Changing tracks a bit, it stands to reason that life, in order to survive, feeds off of other life-forms -- from herbivores that eat grass to carnivores that eat herbivores, and everything in-between. That is the nature of life and nothing less will sustain it. None of the rules of life are arbitrary or whimsical -- it is the necessary consequence of one of the laws of nature: the law of identity -- A is A. A life-form is a particular type of entity, with particular characteristics and requirements. If any life-form were to act against -- i.e. contradict -- its requirements, then it would die. If a plant were to strangle its roots and shun light, it would wither and die. If an herbivore were to refuse to consume plants, it would die. If a carnivore were to refuse to consume herbivores, it would die.


With that in mind, it would be an error to assume that men deal with one another in the same manner as they deal with other classes of life-forms -- by consuming them. True, men deal with other classes of life-forms in this regard, but there is a key attribute that men possess which makes their interaction with each other different from all the rest -- their rational faculty.


Man’s mind allows him to produce the values, which his life requires. Man can organize plants in a manner which yields a thousand to a million times more produce than nature would otherwise produce. Man can organize animals in much the same way to create similar effects. Man can design and build machines to make his efforts ever more efficient. Man’s limit of achievement has continuously been broken by each new invention. Man, by his nature, is a producer of his own values. Where in any of this, is sacrifice necessary?


Since men are the creators of the objective values that man’s life requires, it is in man’s nature to deal with other men, not as exploiter or exploitee, but as traders. Each man possesses a value that they produced (with which they are willing to part) and trades it for another value (which they require more than the original) -- both men gain objective value which supports both of their lives. Where in any of this, is sacrifice necessary?
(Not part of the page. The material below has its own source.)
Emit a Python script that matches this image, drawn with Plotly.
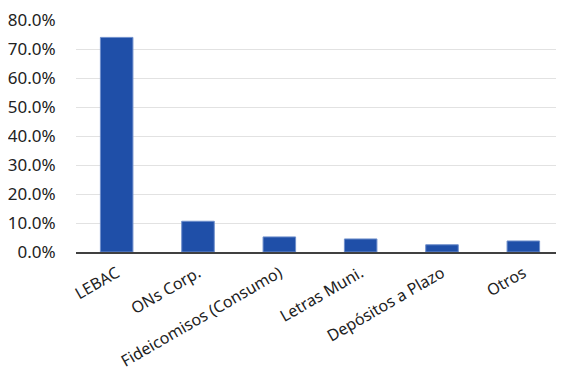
import plotly.graph_objects as go

categories = ["LEBAC", "ONs Corp.", "Fideicomisos (Consumo)", "Letras Muni.", "Depósitos a Plazo", "Otros"]
values = [0.740, 0.106, 0.052, 0.045, 0.025, 0.038]
y_ticks = [0.0, 0.1, 0.2, 0.3, 0.4, 0.5, 0.6, 0.7, 0.8]
y_tick_labels = ["0.0%", "10.0%", "20.0%", "30.0%", "40.0%", "50.0%", "60.0%", "70.0%", "80.0%"]

fig = go.Figure(go.Bar(
    x=categories, y=values,
    marker=dict(color="#1F4FA8", line=dict(color="#6F8FCB", width=1)),
))

# page body has an 8px margin, so the figure is sized to fill the remaining window
fig.update_layout(
    width=556, height=361,
    margin=dict(l=68, r=0, t=12, b=117, autoexpand=False),
    paper_bgcolor="white", plot_bgcolor="white",
    bargap=0.6,
    showlegend=False,
    font=dict(family="Noto Sans", size=15, color="#222222"),
    xaxis=dict(
        automargin=False,
        tickangle=-30,
        showline=True, linecolor="#404040", linewidth=1.5,
        ticks="outside", ticklen=4, tickcolor="rgba(0,0,0,0)",
        showgrid=False,
        ticklabeloverflow="allow",
        tickfont=dict(size=16, color="#222222"),
    ),
    yaxis=dict(
        automargin=False,
        range=[0, 0.8],
        tickvals=y_ticks, ticktext=y_tick_labels,
        showgrid=True, gridcolor="#E2E2E2", gridwidth=1,
        zeroline=False, showline=False,
        ticks="outside", ticklen=16, tickcolor="rgba(0,0,0,0)",
        ticklabeloverflow="allow",
        tickfont=dict(size=17, color="#222222"),
    ),
)

fig.write_html("out.html")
Remember, “If any life-form were to act against -- i.e. contradict -- its requirements, then it would die.” To assume that sacrifice is necessary when dealing with one another is to assume that the only means to acquire values, which your life requires, is by expropriating them from others -- this contradicts man’s requirement to produce and trade the objective values that his life requires. Figuring out how to grow food will sustain your life, killing others for the food they created will not -- what will happen when you run out of victims? Trading values that you do not require for those that you do will sustain your life, killing others who possess the values you need will not -- what will happen when you run out of victims? Those potential victims, if regarded as traders instead, can continue to produce the values you require, which will allow you the opportunity to trade (if you offer them a good value in return).
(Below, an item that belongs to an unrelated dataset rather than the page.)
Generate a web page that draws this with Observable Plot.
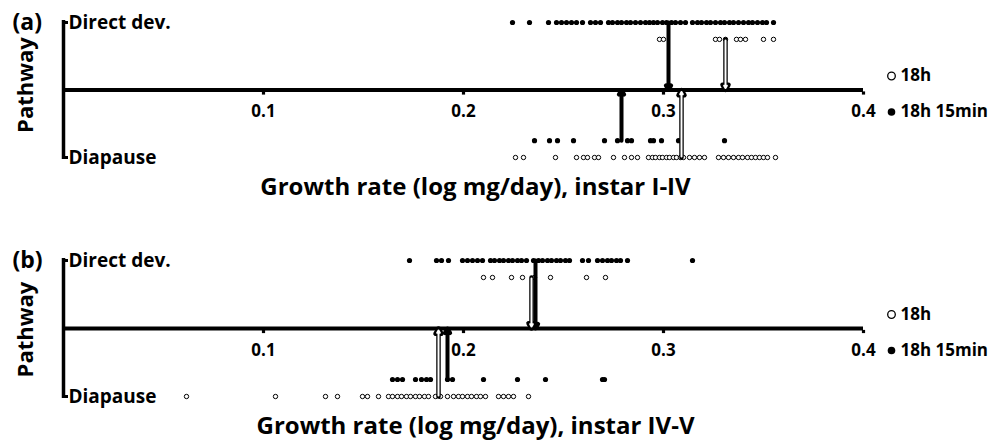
<!DOCTYPE html>
<html><head><meta charset="utf-8">
<script src="https://cdn.jsdelivr.net/npm/d3@7"></script>
<script src="https://cdn.jsdelivr.net/npm/@observablehq/plot@0.6"></script>
<style>
body{margin:0;background:#fff;}
#chart svg{display:block;}
</style></head><body><div id="chart"></div>
<script>
// ---- data (growth rate, log mg/day) ----
const tickValues = [0.1, 0.2, 0.3, 0.4];
const pathwayLabels = ["Direct dev.", "Diapause"];
const legendLabels = ["18h", "18h 15min"];
const panelTags = ["(a)", "(b)"];
const xLabels = ["Growth rate (log mg/day), instar I-IV", "Growth rate (log mg/day), instar IV-V"];

// Panel (a): instar I-IV
const aDirect15 = [0.2245,0.233,0.2425,0.2465,0.249,0.2515,0.254,0.2565,0.2595,0.2635,0.266,0.2685,0.2725,0.2745,0.277,0.279,0.2815,0.2835,0.286,0.2885,0.291,0.293,0.295,0.297,0.2995,0.3015,0.304,0.306,0.3085,0.311,0.3145,0.317,0.319,0.3215,0.3235,0.326,0.3285,0.3305,0.333,0.335,0.3375,0.34,0.3425,0.3445,0.347,0.3495,0.3515,0.355];
const aDirect18 = [0.298,0.300,0.326,0.328,0.331,0.3365,0.3385,0.341,0.35,0.355];
const aDiapause15 = [0.2355,0.243,0.247,0.255,0.2705,0.277,0.282,0.284,0.2935,0.295,0.299,0.3075,0.3305];
const aDiapause18 = [0.226,0.23,0.246,0.2565,0.26,0.262,0.2655,0.2675,0.275,0.2805,0.284,0.287,0.2925,0.2945,0.296,0.298,0.2995,0.3015,0.303,0.305,0.3065,0.3085,0.31,0.313,0.3155,0.318,0.3205,0.3275,0.33,0.3325,0.335,0.3375,0.3395,0.342,0.344,0.346,0.348,0.35,0.352,0.356];
const aMeans = {direct15: 0.3025, direct18: 0.331, diapause15: 0.279, diapause18: 0.309};

// Panel (b): instar IV-V
const bDirect15 = [0.173,0.1865,0.189,0.1925,0.1995,0.202,0.2045,0.207,0.2095,0.2135,0.2155,0.218,0.22,0.2225,0.2245,0.227,0.229,0.2315,0.235,0.2375,0.2395,0.242,0.244,0.2465,0.2485,0.251,0.253,0.2595,0.2625,0.267,0.2695,0.272,0.274,0.2765,0.2785,0.282,0.3145];
const bDirect18 = [0.21,0.2145,0.224,0.2295,0.2355,0.2435,0.2615,0.271];
const bDiapause15 = [0.1645,0.167,0.1695,0.176,0.179,0.1815,0.1835,0.192,0.1945,0.21,0.227,0.241,0.2695,0.2705];
const bDiapause18 = [0.0615,0.106,0.131,0.137,0.1495,0.152,0.1575,0.1625,0.1645,0.167,0.169,0.1715,0.1735,0.176,0.178,0.1805,0.1825,0.186,0.1885,0.192,0.195,0.1975,0.1995,0.202,0.204,0.2065,0.2085,0.211,0.2175,0.22,0.2225,0.225,0.2325];
const bMeans = {direct15: 0.236, direct18: 0.234, diapause15: 0.192, diapause18: 0.1875};

// ---- drawing ----
const FONT = "'Open Sans', sans-serif";
const ROW = {direct15: 1, direct18: 0.75, diapause15: -0.75, diapause18: -1};

function panel(i, d15, d18, p15, p18, means, marginTop, marginBottom, pathwayDy) {
  const filledArrows = [
    {x: means.direct15, y: ROW.direct15},
    {x: means.diapause15, y: ROW.diapause15}
  ];
  const openArrows = [
    {x: means.direct18, y: ROW.direct18},
    {x: means.diapause18, y: ROW.diapause18}
  ];
  const bold = {fontWeight: "bold", fill: "black"};
  return Plot.plot({
    width: 989, height: 221,
    marginLeft: 63, marginRight: 126, marginTop, marginBottom,
    x: {domain: [0, 0.4], axis: null},
    y: {domain: [-1, 1], axis: null},
    style: {fontFamily: FONT, background: "white", color: "black", overflow: "visible"},
    marks: [
      // axes
      Plot.ruleX([0], {y1: -1.03, y2: 1.03, stroke: "black", strokeWidth: 3.5}),
      Plot.ruleY([ROW.direct15, ROW.diapause18], {x1: 0, x2: 0.0025, stroke: "black", strokeWidth: 3}),
      Plot.ruleY([0], {x1: 0, x2: 0.4, stroke: "black", strokeWidth: 4}),
      Plot.dot(tickValues, {x: d => d, y: () => 0, dy: 3, symbol: "square", r: 1.8, fill: "black"}),
      Plot.text(tickValues, {x: d => d, y: () => 0, dy: 22, text: d => d.toFixed(1), fontSize: 17, ...bold}),
      // category labels
      Plot.text(pathwayLabels, {x: () => 0, y: (d, j) => j === 0 ? ROW.direct15 : ROW.diapause18, dx: 5, textAnchor: "start", fontSize: 19, ...bold}),
      Plot.text(["Pathway"], {x: () => 0, y: () => 0, dx: -38, dy: pathwayDy, rotate: -90, fontSize: 22, ...bold}),
      Plot.text([panelTags[i]], {x: () => 0, y: () => ROW.direct15, dx: -51, textAnchor: "start", fontSize: 23, ...bold}),
      Plot.text([xLabels[i]], {x: () => 0.2, y: () => ROW.diapause18, dx: 12, dy: 30, fontSize: 24, ...bold}),
      // data points
      Plot.dot(d15, {x: d => d, y: () => ROW.direct15, r: 2.6, fill: "black"}),
      Plot.dot(d18, {x: d => d, y: () => ROW.direct18, r: 2.2, fill: "white", stroke: "black", strokeWidth: 1}),
      Plot.dot(p15, {x: d => d, y: () => ROW.diapause15, r: 2.6, fill: "black"}),
      Plot.dot(p18, {x: d => d, y: () => ROW.diapause18, r: 2.2, fill: "white", stroke: "black", strokeWidth: 1}),
      // mean arrows
      Plot.arrow(filledArrows, {x1: "x", x2: "x", y1: "y", y2: () => 0, stroke: "black", strokeWidth: 4, headLength: 2, insetEnd: 0}),
      Plot.arrow(openArrows, {x1: "x", x2: "x", y1: "y", y2: () => 0, stroke: "black", strokeWidth: 4.5, headLength: 2, insetEnd: 0}),
      Plot.arrow(openArrows, {x1: "x", x2: "x", y1: "y", y2: () => 0, stroke: "white", strokeWidth: 2, headLength: 2, insetStart: 1, insetEnd: 2}),
      // legend
      Plot.dot([legendLabels[0]], {x: () => 0.4, y: () => 0, dx: 28, dy: -14, r: 3.8, fill: "white", stroke: "black", strokeWidth: 1.3}),
      Plot.text([legendLabels[0]], {x: () => 0.4, y: () => 0, dx: 37, dy: -14, textAnchor: "start", fontSize: 17, ...bold}),
      Plot.dot([legendLabels[1]], {x: () => 0.4, y: () => 0, dx: 28, dy: 22, r: 3.8, fill: "black"}),
      Plot.text([legendLabels[1]], {x: () => 0.4, y: () => 0, dx: 37, dy: 22, textAnchor: "start", fontSize: 17, ...bold})
    ]
  });
}

const root = document.getElementById("chart");
root.append(panel(0, aDirect15, aDirect18, aDiapause15, aDiapause18, aMeans, 22, 64, -5));
root.append(panel(1, bDirect15, bDirect18, bDiapause15, bDiapause18, bMeans, 39, 46, 1));
</script></body></html>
Since altruism’s foundation is based on the necessity of sacrifice, it too contradicts man’s requirements, and therefore, is a morality of death. What are those contradictions, you might ask. For starters, altruism is a contradiction in terms. Isn’t the person accepting the values, that you offer selflessly, selfish for accepting them? Selfishness goes against altruism and would be considered bad under those terms, right? Why would a moral standard require you to support its antithesis? Secondly, it contradicts man’s requirements. Don’t you require material values (food, water, cloths, shelter, etc.) to survive and live a fulfilling life? If you get those values from someone else, then you’d be bad, right? If you create them and consume them yourself, then you’d be bad for not sharing, right?
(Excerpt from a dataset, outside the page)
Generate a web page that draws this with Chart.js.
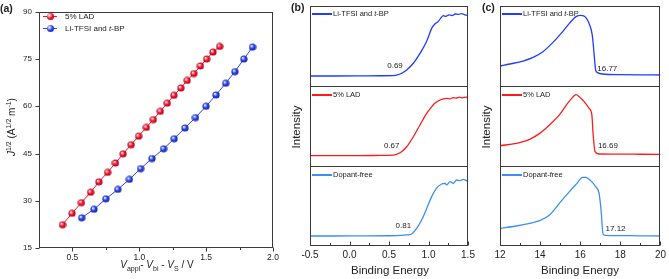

Why would a moral standard, if practiced consistently, guide you to self-destruction? The fact that men are alive today means they’ve breached the morality of altruism to some degree -- that leads to the perils of altruism: those who are noble die in its name and those who are alive owe their guilty lives to others.

The third option is far superior than the original two. It allows men to be set free from other men and allows them to live free on their own effort or any voluntary arrangements their hearts desire -- all this is accomplished without sacrifice.


*Note: I suppose it would be prudent to clearly identify what I mean by sacrifice. It is a type of trade which exchanges something of higher value for something of lower value. A $1 bill in exchange for $100 bill is not a sacrifice -- A $100 bill for $1 bill is. Going without food to feed your child is not a sacrifice -- taking the food out of your child’s mouth for another’s child is.